In April 2010, Citigroup (NYSE: C) spun out financial services company Primerica (NYSE: PRI).
Since that point, Primerica’s stock has absolutely thrashed the total return of the S&P 500.
The chart below is an investor’s dream!
From the time Primerica went public through today, the S&P 500 has generated a terrific return of 387%.
Meanwhile, Primerica has generated a total return for shareholders in excess of 1,000%. Simply outstanding!
Through a network of more than 130,000 licensed North American sales representatives, Primerica sells life insurance, mutual funds and other financial products for third parties.

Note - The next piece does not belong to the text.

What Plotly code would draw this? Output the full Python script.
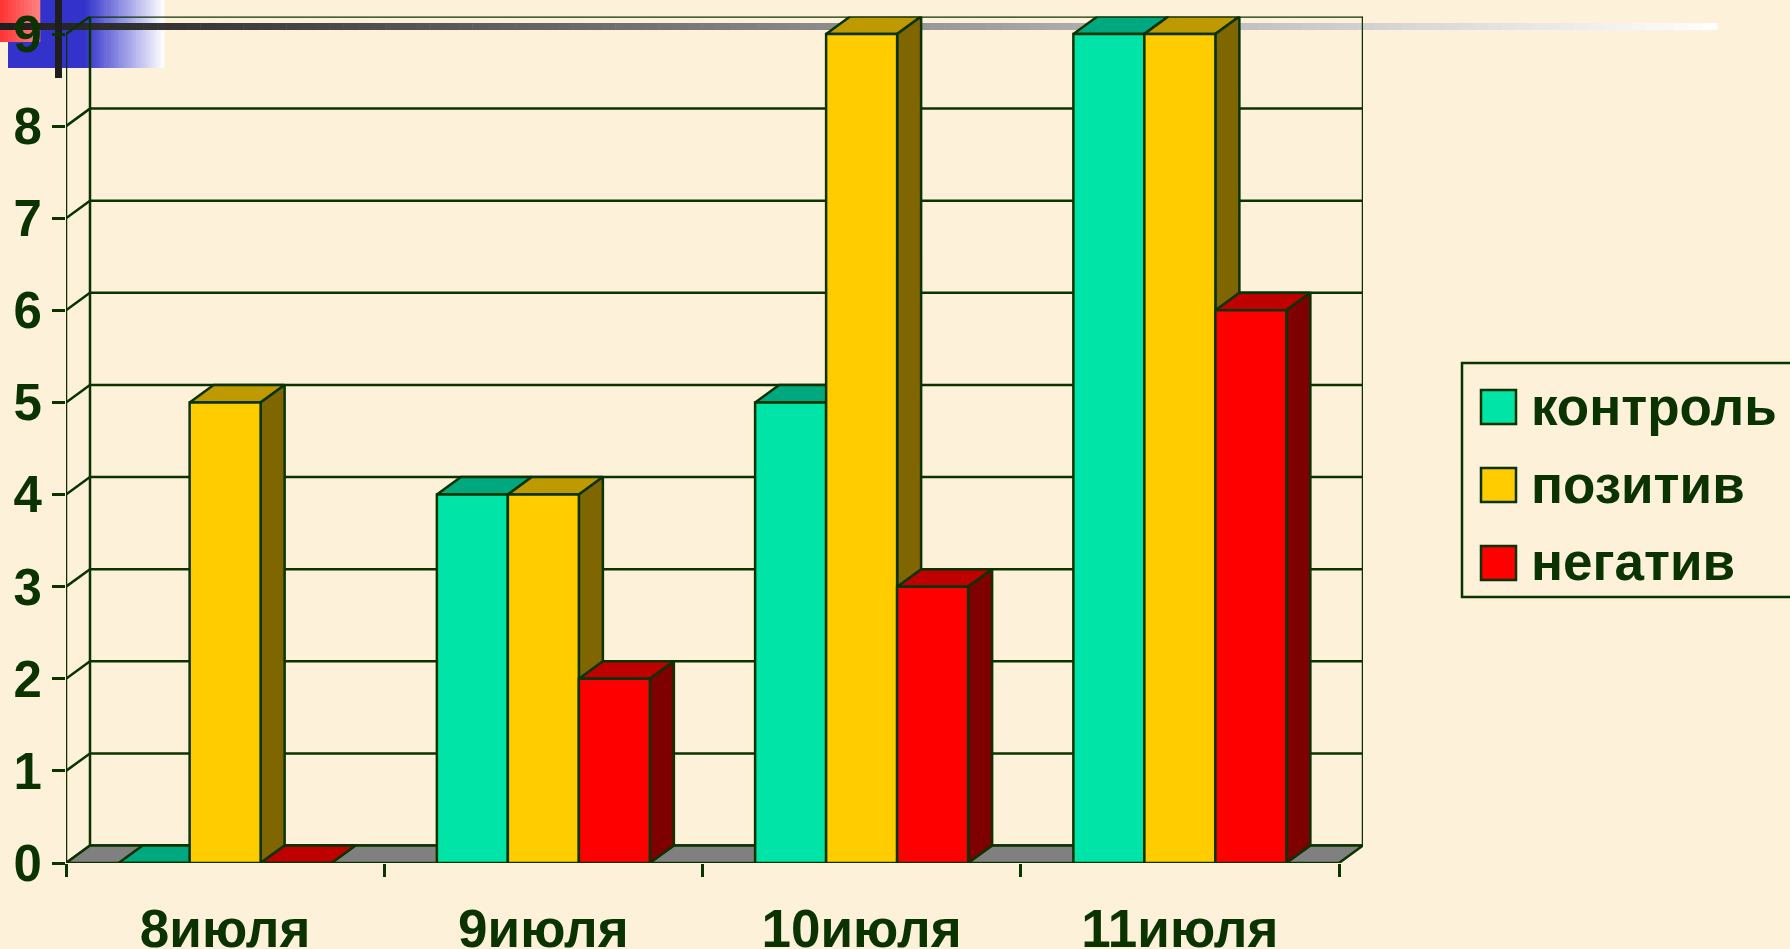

The company’s clients are, for the most part, households that have under $100,000 in annual income. These people are often in need of help with retirement planning and frequently have inadequate life insurance policies.
That’s why roughly 60% of Primerica’s income comes from its term life insurance business. And the other 40% comes from selling investment and deposit products.
The company’s salespeople are aggressive. They are commission-based and effective.
And we can see clear proof of that in Primerica’s earnings per share (EPS), which have increased fourfold over the past decade.
This growth in EPS is what has driven Primerica’s stock outperformance.
Primerica’s secret weapon has been the company’s relentless focus on repurchasing shares.
Since Primerica’s IPO date just over a decade ago, the company has cut its share count in half.
I don’t often like how corporate teams deploy share repurchases.
If the shares being repurchased don’t represent good value, then a buyback destroys shareholder value. We see that far too often from corporate America.
Clearly, though, that hasn’t been the case here.
By repurchasing shares at attractive prices, Primerica’s leadership has accelerated the company’s ability to grow earnings on a per-share basis.
And remember, folks: It is on a per-share basis that we want to see the companies we own grow.
Despite growing EPS at a terrific annualized rate of more than 16% over the past dozen years, Primerica’s valuation is rather modest.
The consensus analyst estimate for Primerica’s 2024 EPS is $17.20.
With a current share price of just over $200, that means this great growth company trades at just 11.62 times 2024 earnings.
I will take a company with this long-term growth record at that valuation every day of the week.
Primerica has years of growth ahead, and we can own that growth at a very nice price.
The Value Meter rates Primerica shares as “Slightly Undervalued.”